I didn't think I could make it any farther, but I knew I could never live with myself if I stopped running. So I put my head down and sprinted as hard as I could through the soft sand. Pain surged through my body, and the only conscious thought I can remember was that the air I was gasping into my lungs had turned to fire.
I focused my eyes on the heels of the instructor. The pain was getting worse, but I kept going. I could hear another member of my class behind me, struggling to keep up with the pack while puking between strides.
Guys who went through the training with me had similar experiences. They'd hit bottom one day, and think they could finally reach their breaking point if only they pushed a little bit harder. But it never worked. The agony would only increase.
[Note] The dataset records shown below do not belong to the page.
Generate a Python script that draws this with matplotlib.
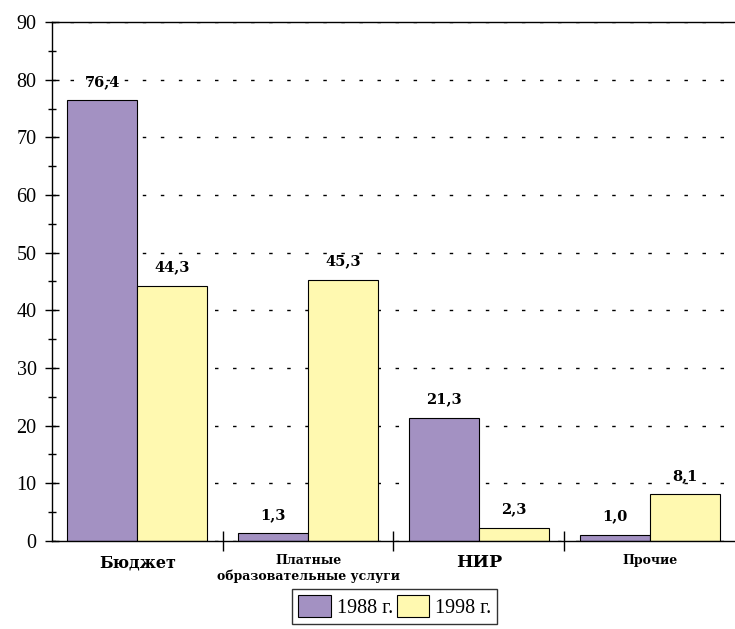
import numpy as np
import matplotlib.pyplot as plt
from matplotlib.ticker import MultipleLocator

plt.rcParams['font.family'] = ['Liberation Serif', 'DejaVu Serif']

categories = ['Бюджет', 'Платные\nобразовательные услуги', 'НИР', 'Прочие']
cat_sizes = [11.5, 9, 12.5, 9]
v1988 = [76.4, 1.3, 21.3, 1.0]
v1998 = [44.3, 45.3, 2.3, 8.1]
lab1988 = ['76,4', '1,3', '21,3', '1,0']
lab1998 = ['44,3', '45,3', '2,3', '8,1']

c1 = '#a391c2'
c2 = '#fff9b0'
bold_font = ['DejaVu Serif']

fig = plt.figure(figsize=(7.35, 6.29), dpi=100)
ax = fig.add_axes([0.0707, 0.140, 0.9293, 0.825])

x = np.arange(len(categories))
w = 0.41
b1 = ax.bar(x - w / 2, v1988, w, color=c1, edgecolor='black', linewidth=0.8, label='1988 г.')
b2 = ax.bar(x + w / 2, v1998, w, color=c2, edgecolor='black', linewidth=0.8, label='1998 г.')

for xi, v, t in zip(x - w / 2, v1988, lab1988):
    ax.text(xi, v + 2.0, t, ha='center', va='bottom', fontsize=10.5, fontweight='bold', family=bold_font)
for xi, v, t in zip(x + w / 2, v1998, lab1998):
    ax.text(xi, v + 2.0, t, ha='center', va='bottom', fontsize=10.5, fontweight='bold', family=bold_font)

ax.set_xlim(-0.5, 3.5)
ax.set_ylim(0, 90)
ax.yaxis.set_major_locator(MultipleLocator(10))
ax.yaxis.set_minor_locator(MultipleLocator(5))
ax.yaxis.grid(True, which='major', color='black', linestyle=(0, (2.5, 10.5)), linewidth=1)
ax.set_axisbelow(True)
ax.tick_params(axis='y', which='major', direction='inout', length=10, labelsize=14.5, width=1, pad=6)
ax.tick_params(axis='y', which='minor', direction='inout', length=6, width=1)

ax.set_xticks([0.5, 1.5, 2.5])
ax.set_xticklabels([])
ax.tick_params(axis='x', which='major', direction='inout', length=14, width=1)
for xi, c, s in zip(x, categories, cat_sizes):
    ax.text(xi, -2.3, c, ha='center', va='top', fontsize=s, fontweight='bold',
            family=bold_font, linespacing=1.2)

ax.spines['right'].set_visible(False)
for s in ['left', 'top', 'bottom']:
    ax.spines[s].set_linewidth(1)

leg = ax.legend(loc='upper center', bbox_to_anchor=(0.502, -0.0925), ncol=2, fontsize=14.5,
                frameon=True, fancybox=False, edgecolor='black', handlelength=1.6,
                handleheight=1.3, handletextpad=0.3, columnspacing=0.2, borderpad=0.3,
                borderaxespad=0)
leg.get_frame().set_linewidth(1)

fig.savefig('out.png', dpi=100)
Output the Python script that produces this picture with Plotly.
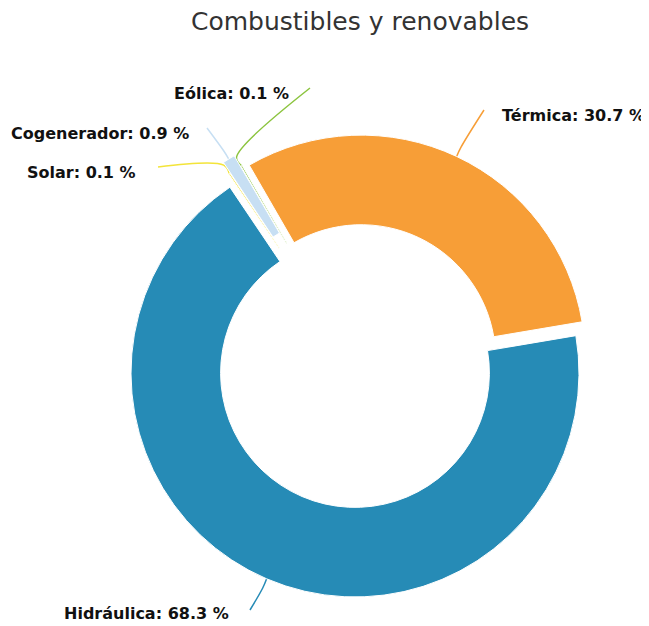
import math
import plotly.graph_objects as go

W, H = 649, 626
OFF = 8  # margen del <body> de la página
FONT_FAMILY = 'DejaVu Sans, Verdana, sans-serif'

# datos
categorias = ['Térmica', 'Hidráulica', 'Solar', 'Cogenerador', 'Eólica']
porcentajes = [30.7, 68.3, 0.1, 0.9, 0.1]
colores = ['#f79e37', '#268bb6', '#f3e43a', '#c7dff3', '#8cc43f']

# estilo / geometría (pixeles de pantalla)
CX, CY, R = 358, 366, 224
ROTACION = -30
HUECO = 0.6
PULL_PX = [7.6, 7.6, 7.6, 20, 7.6]
# extremo del conector junto a la etiqueta y anclaje del texto
fin_conector = [(484, 110), (250, 610), (158, 167), (207, 128), (310, 88)]
texto_pos = [(500, 115, 'left'), (231, 613, 'right'), (138, 172, 'right'),
             (191, 133, 'right'), (291, 93, 'right')]

pulls = [p / R for p in PULL_PX]
rr = R * (1 + max(pulls))
cx, cy = CX - OFF, CY - OFF
dom_x = [(cx - rr) / W, (cx + rr) / W]
dom_y = [1 - (cy + rr) / H, 1 - (cy - rr) / H]

fig = go.Figure()

fig.add_trace(go.Pie(
    labels=categorias,
    values=porcentajes,
    marker=dict(colors=colores, line=dict(color='white', width=1)),
    hole=HUECO,
    pull=pulls,
    sort=False,
    direction='clockwise',
    rotation=ROTACION,
    textinfo='none',
    hovertemplate='%{label}: %{value} %<extra></extra>',
    domain=dict(x=dom_x, y=dom_y),
    showlegend=False,
))

# conectores: desde el borde de cada porción (ángulo medio) hasta la etiqueta
total = sum(porcentajes)
ang = ROTACION
for i, v in enumerate(porcentajes):
    mid = math.radians(ang + 180 * v / total)
    ang += 360 * v / total
    ux, uy = math.sin(mid), -math.cos(mid)
    r0 = R + PULL_PX[i]
    x0, y0 = CX + r0 * ux, CY + r0 * uy
    x1, y1 = CX + (r0 + 10) * ux, CY + (r0 + 10) * uy
    x2, y2 = fin_conector[i]
    fig.add_trace(go.Scatter(
        x=[x0, x1, x2], y=[y0, y1, y2],
        mode='lines',
        line=dict(color=colores[i], width=1.5, shape='spline'),
        hoverinfo='skip',
        showlegend=False,
    ))
    tx, ty, al = texto_pos[i]
    fig.add_annotation(
        x=tx, y=ty, xref='x', yref='y',
        text=f'<b>{categorias[i]}: {v} %</b>',
        showarrow=False,
        xanchor=al, yanchor='middle',
        font=dict(family=FONT_FAMILY, size=16, color='#111111'),
    )

fig.update_layout(
    width=W, height=H,
    margin=dict(l=0, r=0, t=0, b=0),
    paper_bgcolor='white',
    plot_bgcolor='rgba(0,0,0,0)',
    title=dict(
        text='Combustibles y renovables',
        x=(360 - OFF) / W, xanchor='center',
        y=1 - (21 - OFF) / H, yanchor='middle', yref='container',
        font=dict(family=FONT_FAMILY, size=25, color='#333333'),
    ),
    xaxis=dict(range=[OFF, W + OFF], visible=False, fixedrange=True, domain=[0, 1]),
    yaxis=dict(range=[H + OFF, OFF], visible=False, fixedrange=True, domain=[0, 1]),
    font=dict(family=FONT_FAMILY),
)

fig.write_html('out.html')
But so would their capacity to keep going. Pain, in other words, never actually broke our bodies.
Which isn't to say we weren't incapacitated from time to time by hypothermia, hypoxic blackout, hypoglycemic shock, or some other things you find in the dictionary a few pages past "hell." But passing out was acceptable. Quitting wasn't.
I'm a civilian now, running a facility and training people. Every now and then, I hear someone say, "I can't."